Make Longs a Part of Your Day
Lee Cataluna’s Folks You Meet in Longs is a well known piece of local Hawaii theatre. Many have seen the productions from Kumu Kahua circa 2003 or 2004 (or even the 2011 Kumu fundraiser held at Tenney Theatre), and it seems to be a well-known truth that Cataluna’s piece holds up. Consisting of monologues taken from her book, “Folks You Meet in Longs and Other Stories,” time and time again Cataluna’s insightful, sharp, and totally fictional but totally accurate characters (hey, I know that auntie/uncle/guy/girl/Long’s worker!) bowl audiences over, and this current production at The Leeward Theatre is no exception.
I was unaware of how large the cast of this iteration of Longs was, but looking at the playbill I think I counted sixteen actors (confirmed in Director’s Note)! This is quite the accomplishment in the smaller alternate space of AM-101 at Leeward Community College, and with the show consisting of monologues that keep the time between pieces to a minimum you would barely notice their numbers. The audience only truly begins to fathom how many people are backstage when they sprinkle in lengthier transitions, which range from the simple and functional to the bizarre and otherworldly. These transitions serve the pieces they are sandwiched between well, including a much needed break in tension, a tonal setup for a piece, and reminding us all that yes, these are all people that shop at Longs, and you may have run into them at one point in time (or many). The set is minimal, with a few levels, but looks like it was wrapped in the weekly Longs sales ad. There are distinct yellows, reds, and blues that occupy that circular, and Scenic Designer Claire Ranney and her crew have pinpointed that look and aesthetic down to the pictures and the font. Be aware: the audience, save for the very back row, is not raked. This makes some of the monologues difficult to see if the character makes the choice to sit on the bottom-most level of the stage. Try not to sit in the back of people taller/bigger than yourself to savor the full experience.
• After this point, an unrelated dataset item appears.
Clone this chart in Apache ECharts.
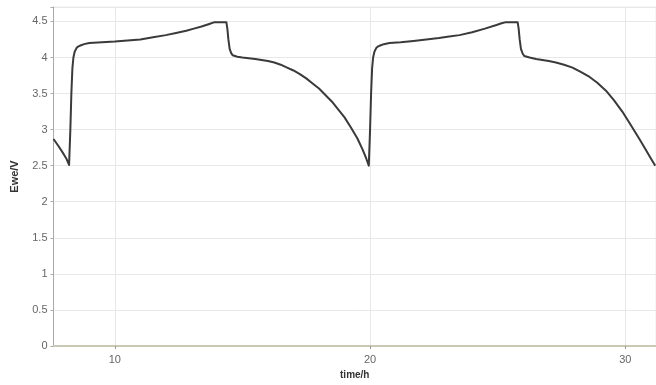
<!DOCTYPE html>
<html>
<head>
<meta charset="utf-8">
<script src="https://cdn.jsdelivr.net/npm/echarts@6/dist/echarts.min.js"></script>
<style>
html,body{margin:0;padding:0;background:#fff;}
#c{width:656px;height:385px;}
</style>
</head>
<body>
<div id="c"></div>
<script>
var timeH = [7.6, 7.8, 8.0, 8.1, 8.21,
  8.26, 8.3, 8.34, 8.38, 8.43, 8.5, 8.58, 8.68, 8.8, 9.0,
  9.5, 10.0, 10.5, 11.0, 11.5, 12.0, 12.4, 12.8, 13.1, 13.4, 13.7, 13.91, 14.37,
  14.41, 14.45, 14.5, 14.56, 14.62, 14.8, 15.0, 15.5, 16.0, 16.25, 16.5, 16.75, 17.0, 17.25, 17.5, 17.75, 18.0, 18.25, 18.5, 18.75, 19.0, 19.25, 19.5, 19.7, 19.85, 19.95,
  20.0, 20.04, 20.08, 20.12, 20.17, 20.24, 20.32, 20.42, 20.54, 20.76,
  21.2, 21.7, 22.2, 22.7, 23.1, 23.5, 24.0, 24.5, 24.95, 25.15, 25.33, 25.78,
  25.82, 25.86, 25.91, 25.97, 26.04, 26.25, 26.5, 27.0, 27.28, 27.6, 27.93, 28.25, 28.6, 28.9, 29.24, 29.55, 29.88, 30.2, 30.55, 30.8, 31.0, 31.17];
var eweV = [2.87, 2.77, 2.66, 2.6, 2.51,
  3.0, 3.5, 3.85, 4.0, 4.08, 4.13, 4.155, 4.17, 4.185, 4.2,
  4.21, 4.22, 4.235, 4.25, 4.28, 4.31, 4.34, 4.37, 4.4, 4.43, 4.465, 4.49, 4.49,
  4.4, 4.25, 4.12, 4.06, 4.03, 4.01, 4.0, 3.98, 3.95, 3.93, 3.9, 3.86, 3.82, 3.77, 3.71, 3.64, 3.57, 3.48, 3.39, 3.28, 3.17, 3.03, 2.88, 2.73, 2.6, 2.5,
  3.0, 3.5, 3.85, 4.0, 4.08, 4.13, 4.155, 4.17, 4.185, 4.2,
  4.21, 4.23, 4.25, 4.27, 4.29, 4.31, 4.35, 4.4, 4.45, 4.475, 4.49, 4.49,
  4.4, 4.25, 4.12, 4.06, 4.02, 4.0, 3.98, 3.95, 3.93, 3.9, 3.86, 3.8, 3.73, 3.65, 3.54, 3.41, 3.25, 3.07, 2.87, 2.72, 2.6, 2.5];
var xTicks = [10, 20, 30];
var yTicks = [0, 0.5, 1, 1.5, 2, 2.5, 3, 3.5, 4, 4.5];

var pts = timeH.map(function(t, i){ return [t, eweV[i]]; });
var chart = echarts.init(document.getElementById('c'), null, {renderer:'canvas'});
chart.setOption({
  animation: false,
  backgroundColor: '#ffffff',
  grid: {left: 53.5, right: 0, top: 7, bottom: 38, show: true, borderColor: '#ececec', borderWidth: 1},
  xAxis: {
    type: 'value', min: 7.6, max: 31.2,
    name: 'time/h', nameLocation: 'middle', nameGap: 24,
    nameTextStyle: {fontFamily: 'Liberation Sans', fontSize: 10, fontWeight: 'bold', color: '#333'},
    axisLine: {show: true, onZero: false, lineStyle: {color: '#c9c9b4', width: 2}},
    axisTick: {show: true, customValues: xTicks, length: 3, lineStyle: {color: '#999'}},
    axisLabel: {customValues: xTicks, fontFamily: 'Liberation Sans', fontSize: 11, color: '#666', margin: 8},
    splitLine: {show: true, lineStyle: {color: '#e8e8e8', width: 1}}
  },
  yAxis: {
    type: 'value', min: 0, max: 4.7, interval: 0.5,
    name: 'Ewe/V', nameLocation: 'middle', nameGap: 33, nameRotate: 90,
    nameTextStyle: {fontFamily: 'Liberation Sans', fontSize: 11, fontWeight: 'bold', color: '#333'},
    axisLine: {show: true, lineStyle: {color: '#aaaaaa', width: 1}},
    axisTick: {show: true, length: 3, lineStyle: {color: '#aaa'}},
    axisLabel: {fontFamily: 'Liberation Sans', fontSize: 11, color: '#666', margin: 6,
      formatter: function(v){ return yTicks.indexOf(v) >= 0 ? String(v) : ''; }},
    splitLine: {show: true, lineStyle: {color: '#e8e8e8', width: 1}}
  },
  series: [{
    type: 'line', data: pts, showSymbol: false, smooth: false,
    lineStyle: {color: '#3a3a3a', width: 2, join: 'round'}
  }]
});
</script>
</body>
</html>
Director Betty Burdick’s true accomplishment in this production is her casting. She has selected actors that have taken the material and ran, making it their own while still honoring the spirit of the characters. This piece is an ensemble piece at heart, and to go through them all would equate to a review that would never end. While I may not mention every actor in this review, know that I believe in my heart that they are all strong, and you would have to be the nit-pickiest of nit-pickers to identify a weak link, for I see none. Juvy Lucina’s Nadine Tam Sing is the anchor that keeps this show together and the glue that binds all the pages, as she opens and closes the show and through her stories shows what a model Longs employee may look like- someone who works hard, isn’t a push over, and always wants to help. Geph Albo Jr.’s performances keep the audiences rolling (his Curt Lum has been where we all have been, no lie now), and I appreciated the musical element he brought to the production, working with Burdick and Cataluna to arrange the songs he performs. Reb Beau Allen flexes his acting chops with three distinct and dynamic performances in Act Two, and Sean Nelson’s Tsukebe Uncle Richard is appropriately uncomfortable and chilling. Maile Kapua’ala performs a few monologues, but really closes Act One with a bang (and some tape). Jonathan Reyn plays a range of characters both male and female, but the most memorable moment was seeing him come onstage for the Verna character (or, how to install a wet bar in your garage) and hearing the voice he chose to go with for her. Gloria Tu’uao has only one piece as Georgie Kam, but it was a marvel to see her dream about the day she would become Mrs. Longs, wife to Mr. Longs, and how they would live in the store and take care of their customers like they were their own children.
This piece, like real life, is unabashedly crass and rude at times, never pulling its punches. Like real life, it also has glimpses and sparkles of humanity that we can all see and relate to, despite how rough and tumble a character may seem. Be prepared, a great deal of the show is in pidgin, but within the context of the monologues themselves the meaning is usually communicated.
At the time of writing, it seems the tickets are completely sold out, including the two shows they added for the extension, which were released a day or so ago. The production runs until November 17. If you were lucky enough to get your tickets in advance, I wish you a wonderful evening of theatre. To those that were not able to get tickets, know that there is great work being developed at Leeward Community College, and be sure to grab your tickets for their next production, In the Heights, sooner than later!